*Do this*: The data below should be restated word for word, with every picture omitted.

*Supplied material*:
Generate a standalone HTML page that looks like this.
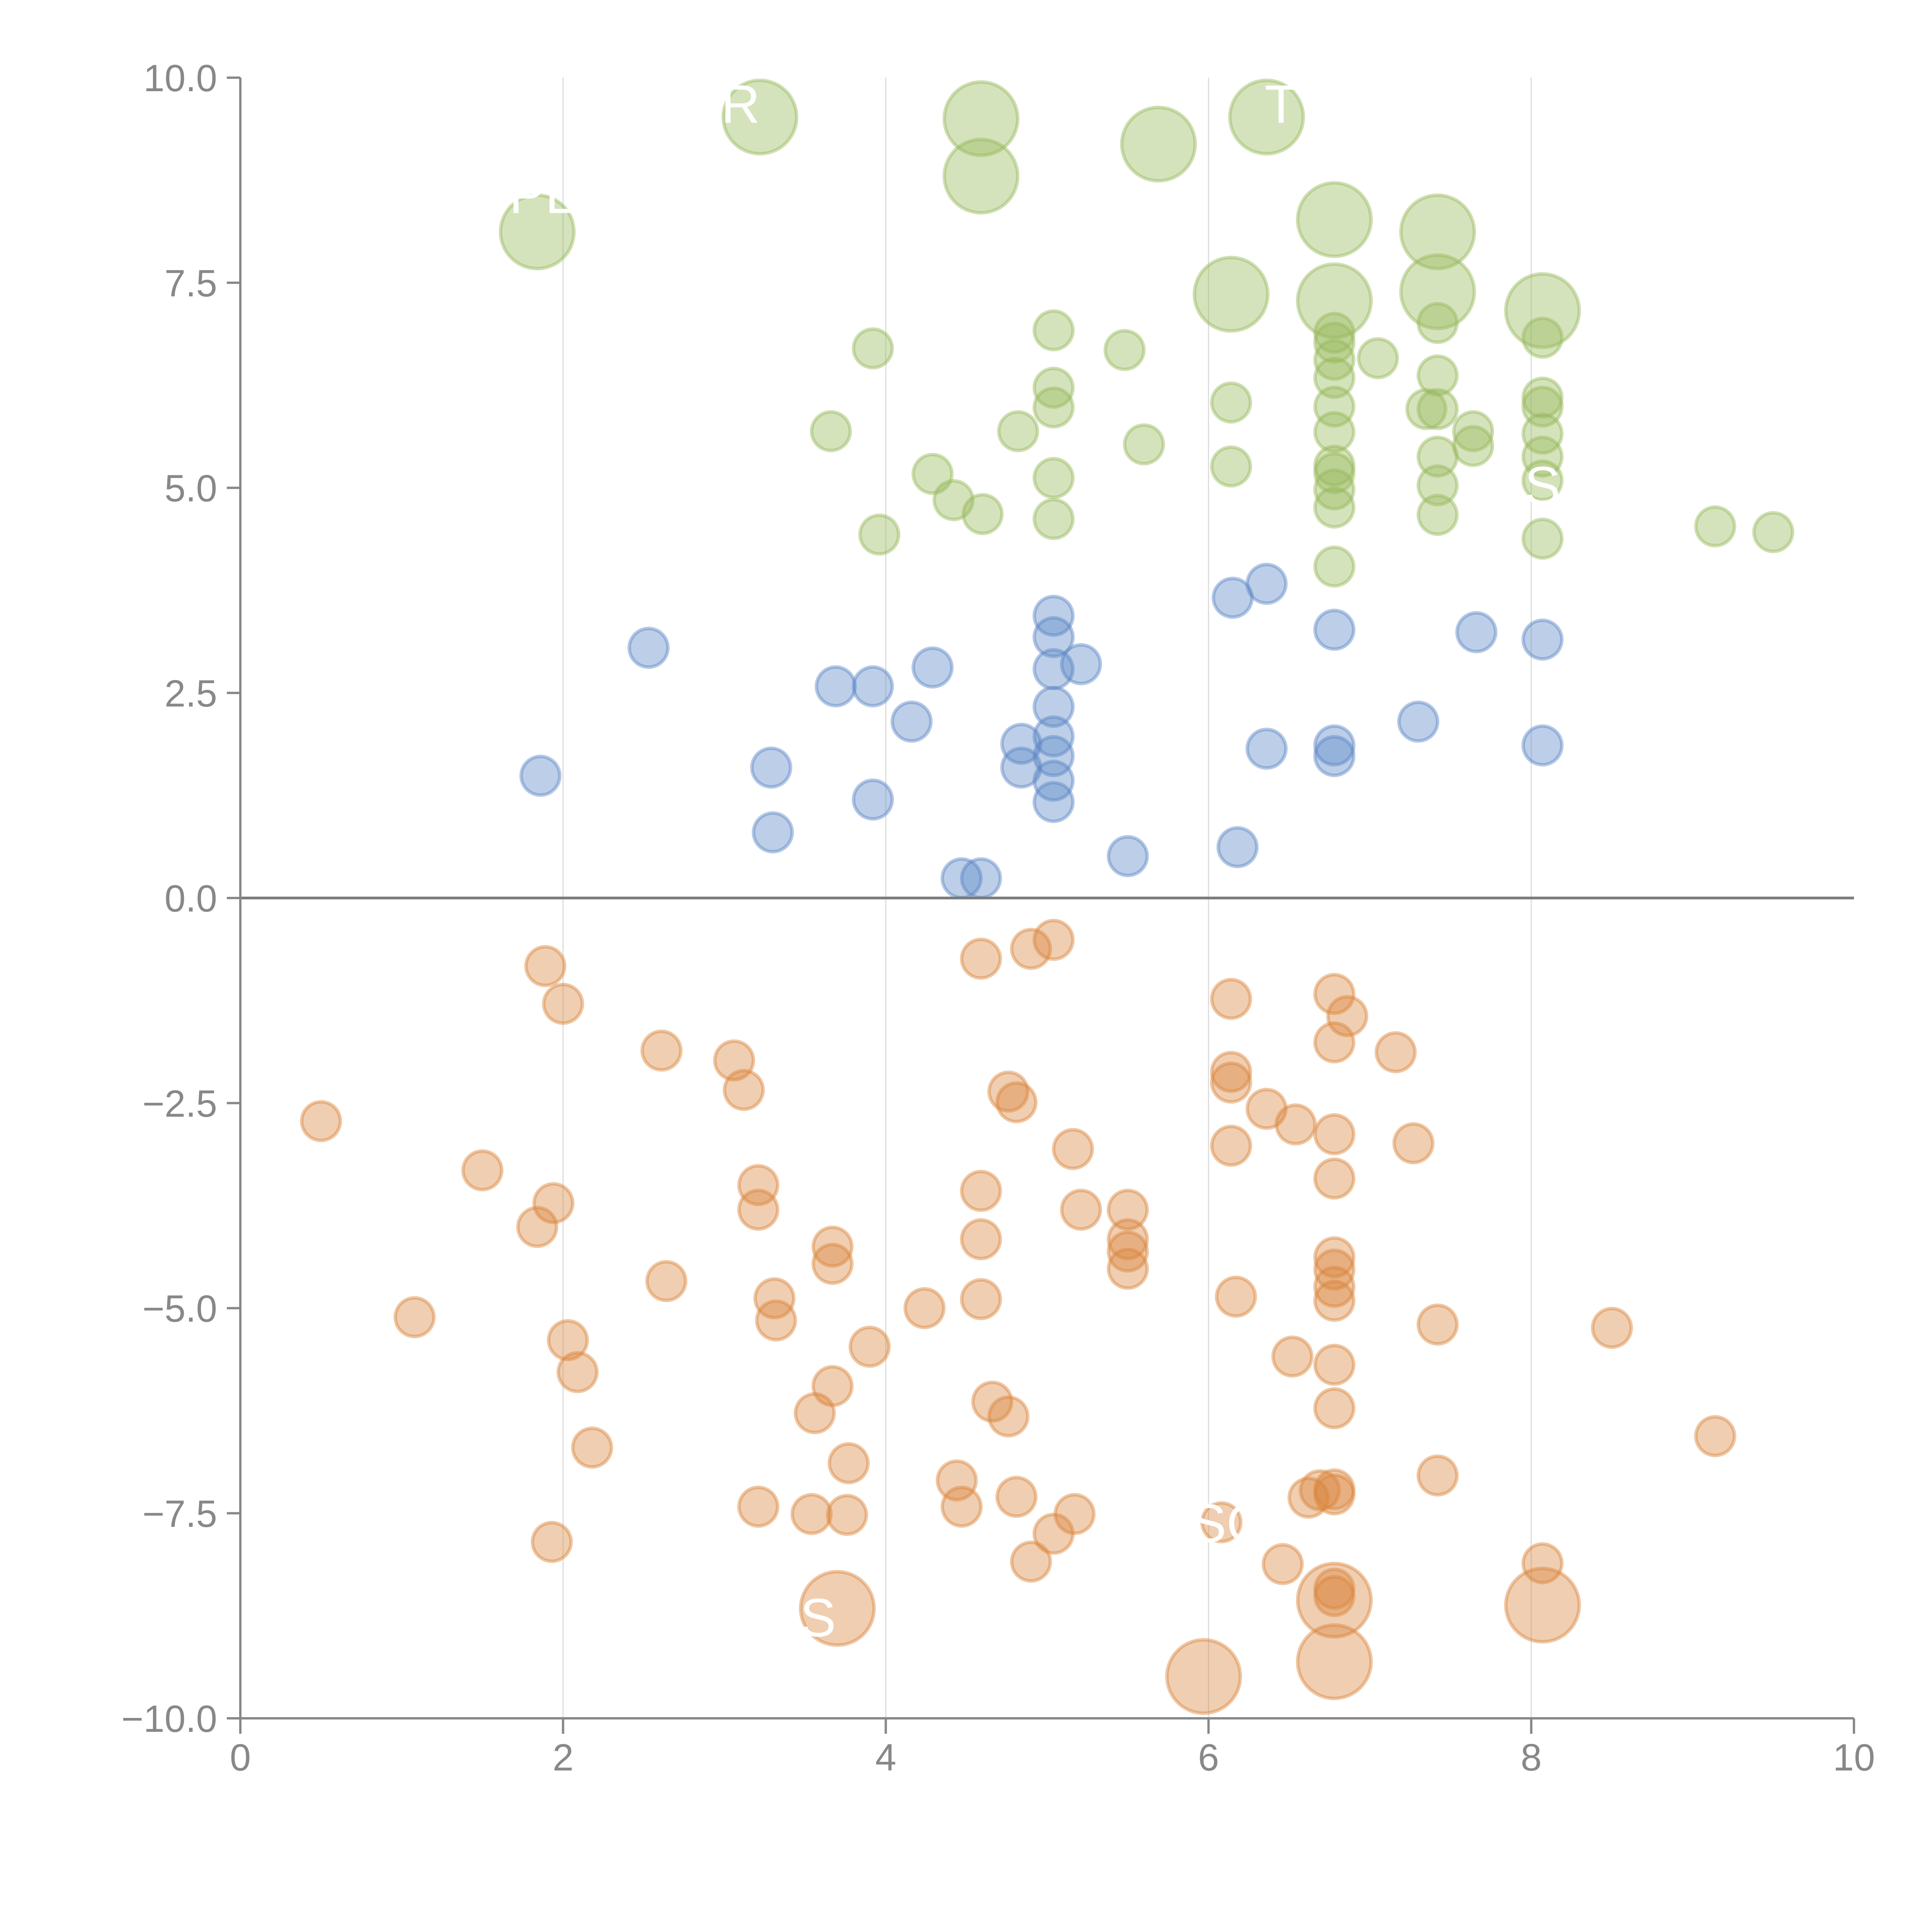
<!DOCTYPE html>
<html><head><meta charset="utf-8"><style>
html,body{margin:0;padding:0;background:#fff;}
svg{display:block;}
text{font-family:"Liberation Sans",Arial,sans-serif;}
</style></head><body>
<svg id="chart" width="5000" height="5000" viewBox="0 0 5000 5000" xmlns="http://www.w3.org/2000/svg">
<g id="grid"></g>
<g id="marks"></g>
<g id="labels"></g>
<g id="axes"></g>
</svg>
<script>
const xTicks=[0,2,4,6,8,10];
const yTicks=[-10,-7.5,-5,-2.5,0,2.5,5,7.5,10];
const yTickLabels=["\u221210.0","\u22127.5","\u22125.0","\u22122.5","0.0","2.5","5.0","7.5","10.0"];
const greenBigX=[3.22,4.59,5.69,6.36,4.59,1.84,6.78,7.42,6.14,6.78,7.42,8.07];
const greenBigY=[9.52,9.50,9.19,9.52,8.80,8.12,8.27,8.12,7.36,7.28,7.39,7.16];
const greenX=[3.92,5.04,5.48,3.66,5.04,5.04,4.82,5.60,6.14,6.14,4.29,4.42,4.60,5.04,5.04,3.96,6.78,6.78,6.78,6.78,6.78,6.78,6.78,6.78,6.78,6.78,6.78,7.05,7.42,7.42,7.35,7.42,7.42,7.42,7.42,7.64,7.64,8.07,8.07,8.07,8.07,8.07,8.07,8.07,9.14,9.50];
const greenY=[6.70,6.92,6.68,5.69,6.22,5.98,5.69,5.53,6.04,5.26,5.17,4.85,4.68,5.12,4.62,4.43,6.89,6.77,6.56,6.34,5.99,5.68,5.27,5.18,4.98,4.76,4.04,6.58,7.01,6.37,5.96,5.96,5.38,5.03,4.67,5.69,5.51,6.83,6.10,5.99,5.66,5.38,5.09,4.38,4.53,4.46];
const blueX=[2.53,1.86,3.29,3.30,3.69,3.92,3.92,4.16,4.29,4.47,4.59,4.84,4.84,5.04,5.04,5.04,5.04,5.04,5.04,5.04,5.04,5.21,5.50,6.15,6.36,6.36,6.18,6.78,6.78,6.78,7.30,7.66,8.07,8.07];
const blueY=[3.05,1.49,1.59,0.80,2.58,2.58,1.20,2.15,2.81,0.24,0.24,1.88,1.59,3.44,3.18,2.79,2.33,1.97,1.73,1.43,1.17,2.85,0.51,3.66,3.83,1.82,0.62,3.27,1.86,1.73,2.15,3.24,3.15,1.86];
const orangeX=[0.50,1.08,1.50,1.84,1.89,1.94,2.00,2.03,2.09,2.18,1.93,2.61,2.64,3.06,3.12,3.21,3.21,3.21,3.31,3.32,3.54,3.56,3.67,3.67,3.67,3.77,3.76,3.90,4.24,4.44,4.47,4.59,4.59,4.59,4.59,4.66,4.76,4.76,4.81,4.81,4.90,4.90,5.04,5.04,5.16,5.17,5.21,5.50,5.50,5.50,5.50,6.08,6.14,6.14,6.14,6.14,6.17,6.36,6.46,6.52,6.54,6.62,6.69,6.78,6.78,6.78,6.78,6.78,6.78,6.78,6.78,6.78,6.78,6.78,6.78,6.78,6.78,6.86,7.16,7.27,7.42,7.42,8.07,8.50,9.14];
const orangeY=[-2.72,-5.11,-3.32,-4.01,-0.83,-3.72,-1.29,-5.39,-5.78,-6.70,-7.85,-1.86,-4.67,-1.98,-2.34,-3.50,-3.80,-7.42,-4.88,-5.15,-7.51,-6.28,-4.25,-4.46,-5.95,-6.89,-7.52,-5.47,-5.00,-7.10,-7.42,-0.74,-3.57,-4.16,-4.89,-6.14,-6.32,-2.36,-2.49,-7.30,-0.62,-8.09,-0.51,-7.75,-3.06,-7.51,-3.80,-3.80,-4.16,-4.31,-4.52,-7.61,-1.23,-2.12,-2.25,-3.02,-4.86,-2.57,-8.12,-5.59,-2.76,-7.31,-7.22,-1.17,-1.76,-2.88,-3.42,-4.38,-4.53,-4.74,-4.91,-5.69,-6.22,-7.21,-7.27,-8.42,-8.51,-1.44,-1.88,-2.99,-5.20,-7.04,-8.11,-5.24,-6.56];
const orangeBigX=[3.70,5.97,6.78,6.78,8.07];
const orangeBigY=[-8.66,-9.49,-8.56,-9.31,-8.62];
const labelText=["R","T","PL","S","SC","S"];
const labelX=[3.10,6.45,1.87,8.07,6.12,3.58];
const labelY=[9.45,9.45,8.35,4.80,-7.85,-9.00];

const X0=622,X1=4798,Y0=4447,Y1=201;
const sx=v=>X0+(v-0)/(10-0)*(X1-X0);
const sy=v=>Y0-(v+10)/20*(Y0-Y1);
const NS="http://www.w3.org/2000/svg";
function mk(tag,attrs,parent){const e=document.createElementNS(NS,tag);for(const k in attrs)e.setAttribute(k,attrs[k]);parent.appendChild(e);return e;}
const grid=document.getElementById('grid'),marks=document.getElementById('marks'),axes=document.getElementById('axes'),labels=document.getElementById('labels');

xTicks.forEach(t=>{if(t>0&&t<10){const l=mk('line',{x1:sx(t),x2:sx(t),y1:Y1,y2:Y0,stroke:'#dcdcdc','stroke-width':3},grid);

}});

function drawSeries(xs,ys,r,fill,stroke,name){
  xs.forEach((x,i)=>{const c=mk('circle',{cx:sx(x),cy:sy(ys[i]),r:r,fill:fill,'fill-opacity':0.4,stroke:stroke,'stroke-opacity':0.45,'stroke-width':9},marks);
  
  });
}
drawSeries(greenBigX,greenBigY,95,'#96b95a','#96b95a','green-bubble-large');
drawSeries(greenX,greenY,50,'#96b95a','#96b95a','green-bubble');
drawSeries(blueX,blueY,50,'#5b86c6','#5b86c6','blue-bubble');
drawSeries(orangeX,orangeY,50,'#d9843c','#d9843c','orange-bubble');
drawSeries(orangeBigX,orangeBigY,95,'#d9843c','#d9843c','orange-bubble-large');

labelText.forEach((s,i)=>{const t=mk('text',{x:sx(labelX[i]),y:sy(labelY[i]),'font-size':140,fill:'#ffffff','text-anchor':'middle'},labels);t.textContent=s;

});

const z=mk('line',{x1:X0,x2:X1,y1:sy(0),y2:sy(0),stroke:'#7a7a7a','stroke-width':7},axes);


const ya=mk('line',{x1:X0,x2:X0,y1:Y1,y2:Y0,stroke:'#888','stroke-width':6},axes);


const xa=mk('line',{x1:X0,x2:X1,y1:Y0,y2:Y0,stroke:'#888','stroke-width':6},axes);


yTicks.forEach((t,i)=>{
  const tk=mk('line',{x1:X0-35,x2:X0,y1:sy(t),y2:sy(t),stroke:'#888','stroke-width':6},axes);
  
  
  const tl=mk('text',{x:X0-60,y:sy(t)+35,'font-size':98,fill:'#888','text-anchor':'end'},axes);tl.textContent=yTickLabels[i];
  
  
});
xTicks.forEach(t=>{
  const tk=mk('line',{x1:sx(t),x2:sx(t),y1:Y0,y2:Y0+40,stroke:'#888','stroke-width':6},axes);
  
  
  const tl=mk('text',{x:sx(t),y:Y0+135,'font-size':98,fill:'#888','text-anchor':'middle'},axes);tl.textContent=String(t);
  
  
});
</script>
</body></html>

*Completed exercise*:
Generate a standalone HTML page that looks like this.
<!DOCTYPE html>
<html><head><meta charset="utf-8"><style>
html,body{margin:0;padding:0;background:#fff;}
svg{display:block;}
text{font-family:"Liberation Sans",Arial,sans-serif;}
</style></head><body>
<svg id="chart" width="5000" height="5000" viewBox="0 0 5000 5000" xmlns="http://www.w3.org/2000/svg">
<g id="grid"></g>
<g id="marks"></g>
<g id="labels"></g>
<g id="axes"></g>
</svg>
<script>
const xTicks=[0,2,4,6,8,10];
const yTicks=[-10,-7.5,-5,-2.5,0,2.5,5,7.5,10];
const yTickLabels=["\u221210.0","\u22127.5","\u22125.0","\u22122.5","0.0","2.5","5.0","7.5","10.0"];
const greenBigX=[3.22,4.59,5.69,6.36,4.59,1.84,6.78,7.42,6.14,6.78,7.42,8.07];
const greenBigY=[9.52,9.50,9.19,9.52,8.80,8.12,8.27,8.12,7.36,7.28,7.39,7.16];
const greenX=[3.92,5.04,5.48,3.66,5.04,5.04,4.82,5.60,6.14,6.14,4.29,4.42,4.60,5.04,5.04,3.96,6.78,6.78,6.78,6.78,6.78,6.78,6.78,6.78,6.78,6.78,6.78,7.05,7.42,7.42,7.35,7.42,7.42,7.42,7.42,7.64,7.64,8.07,8.07,8.07,8.07,8.07,8.07,8.07,9.14,9.50];
const greenY=[6.70,6.92,6.68,5.69,6.22,5.98,5.69,5.53,6.04,5.26,5.17,4.85,4.68,5.12,4.62,4.43,6.89,6.77,6.56,6.34,5.99,5.68,5.27,5.18,4.98,4.76,4.04,6.58,7.01,6.37,5.96,5.96,5.38,5.03,4.67,5.69,5.51,6.83,6.10,5.99,5.66,5.38,5.09,4.38,4.53,4.46];
const blueX=[2.53,1.86,3.29,3.30,3.69,3.92,3.92,4.16,4.29,4.47,4.59,4.84,4.84,5.04,5.04,5.04,5.04,5.04,5.04,5.04,5.04,5.21,5.50,6.15,6.36,6.36,6.18,6.78,6.78,6.78,7.30,7.66,8.07,8.07];
const blueY=[3.05,1.49,1.59,0.80,2.58,2.58,1.20,2.15,2.81,0.24,0.24,1.88,1.59,3.44,3.18,2.79,2.33,1.97,1.73,1.43,1.17,2.85,0.51,3.66,3.83,1.82,0.62,3.27,1.86,1.73,2.15,3.24,3.15,1.86];
const orangeX=[0.50,1.08,1.50,1.84,1.89,1.94,2.00,2.03,2.09,2.18,1.93,2.61,2.64,3.06,3.12,3.21,3.21,3.21,3.31,3.32,3.54,3.56,3.67,3.67,3.67,3.77,3.76,3.90,4.24,4.44,4.47,4.59,4.59,4.59,4.59,4.66,4.76,4.76,4.81,4.81,4.90,4.90,5.04,5.04,5.16,5.17,5.21,5.50,5.50,5.50,5.50,6.08,6.14,6.14,6.14,6.14,6.17,6.36,6.46,6.52,6.54,6.62,6.69,6.78,6.78,6.78,6.78,6.78,6.78,6.78,6.78,6.78,6.78,6.78,6.78,6.78,6.78,6.86,7.16,7.27,7.42,7.42,8.07,8.50,9.14];
const orangeY=[-2.72,-5.11,-3.32,-4.01,-0.83,-3.72,-1.29,-5.39,-5.78,-6.70,-7.85,-1.86,-4.67,-1.98,-2.34,-3.50,-3.80,-7.42,-4.88,-5.15,-7.51,-6.28,-4.25,-4.46,-5.95,-6.89,-7.52,-5.47,-5.00,-7.10,-7.42,-0.74,-3.57,-4.16,-4.89,-6.14,-6.32,-2.36,-2.49,-7.30,-0.62,-8.09,-0.51,-7.75,-3.06,-7.51,-3.80,-3.80,-4.16,-4.31,-4.52,-7.61,-1.23,-2.12,-2.25,-3.02,-4.86,-2.57,-8.12,-5.59,-2.76,-7.31,-7.22,-1.17,-1.76,-2.88,-3.42,-4.38,-4.53,-4.74,-4.91,-5.69,-6.22,-7.21,-7.27,-8.42,-8.51,-1.44,-1.88,-2.99,-5.20,-7.04,-8.11,-5.24,-6.56];
const orangeBigX=[3.70,5.97,6.78,6.78,8.07];
const orangeBigY=[-8.66,-9.49,-8.56,-9.31,-8.62];
const labelText=["R","T","PL","S","SC","S"];
const labelX=[3.10,6.45,1.87,8.07,6.12,3.58];
const labelY=[9.45,9.45,8.35,4.80,-7.85,-9.00];

const X0=622,X1=4798,Y0=4447,Y1=201;
const sx=v=>X0+(v-0)/(10-0)*(X1-X0);
const sy=v=>Y0-(v+10)/20*(Y0-Y1);
const NS="http://www.w3.org/2000/svg";
function mk(tag,attrs,parent){const e=document.createElementNS(NS,tag);for(const k in attrs)e.setAttribute(k,attrs[k]);parent.appendChild(e);return e;}
const grid=document.getElementById('grid'),marks=document.getElementById('marks'),axes=document.getElementById('axes'),labels=document.getElementById('labels');

xTicks.forEach(t=>{if(t>0&&t<10){const l=mk('line',{x1:sx(t),x2:sx(t),y1:Y1,y2:Y0,stroke:'#dcdcdc','stroke-width':3},grid);

}});

function drawSeries(xs,ys,r,fill,stroke,name){
  xs.forEach((x,i)=>{const c=mk('circle',{cx:sx(x),cy:sy(ys[i]),r:r,fill:fill,'fill-opacity':0.4,stroke:stroke,'stroke-opacity':0.45,'stroke-width':9},marks);
  
  });
}
drawSeries(greenBigX,greenBigY,95,'#96b95a','#96b95a','green-bubble-large');
drawSeries(greenX,greenY,50,'#96b95a','#96b95a','green-bubble');
drawSeries(blueX,blueY,50,'#5b86c6','#5b86c6','blue-bubble');
drawSeries(orangeX,orangeY,50,'#d9843c','#d9843c','orange-bubble');
drawSeries(orangeBigX,orangeBigY,95,'#d9843c','#d9843c','orange-bubble-large');

labelText.forEach((s,i)=>{const t=mk('text',{x:sx(labelX[i]),y:sy(labelY[i]),'font-size':140,fill:'#ffffff','text-anchor':'middle'},labels);t.textContent=s;

});

const z=mk('line',{x1:X0,x2:X1,y1:sy(0),y2:sy(0),stroke:'#7a7a7a','stroke-width':7},axes);


const ya=mk('line',{x1:X0,x2:X0,y1:Y1,y2:Y0,stroke:'#888','stroke-width':6},axes);


const xa=mk('line',{x1:X0,x2:X1,y1:Y0,y2:Y0,stroke:'#888','stroke-width':6},axes);


yTicks.forEach((t,i)=>{
  const tk=mk('line',{x1:X0-35,x2:X0,y1:sy(t),y2:sy(t),stroke:'#888','stroke-width':6},axes);
  
  
  const tl=mk('text',{x:X0-60,y:sy(t)+35,'font-size':98,fill:'#888','text-anchor':'end'},axes);tl.textContent=yTickLabels[i];
  
  
});
xTicks.forEach(t=>{
  const tk=mk('line',{x1:sx(t),x2:sx(t),y1:Y0,y2:Y0+40,stroke:'#888','stroke-width':6},axes);
  
  
  const tl=mk('text',{x:sx(t),y:Y0+135,'font-size':98,fill:'#888','text-anchor':'middle'},axes);tl.textContent=String(t);
  
  
});
</script>
</body></html>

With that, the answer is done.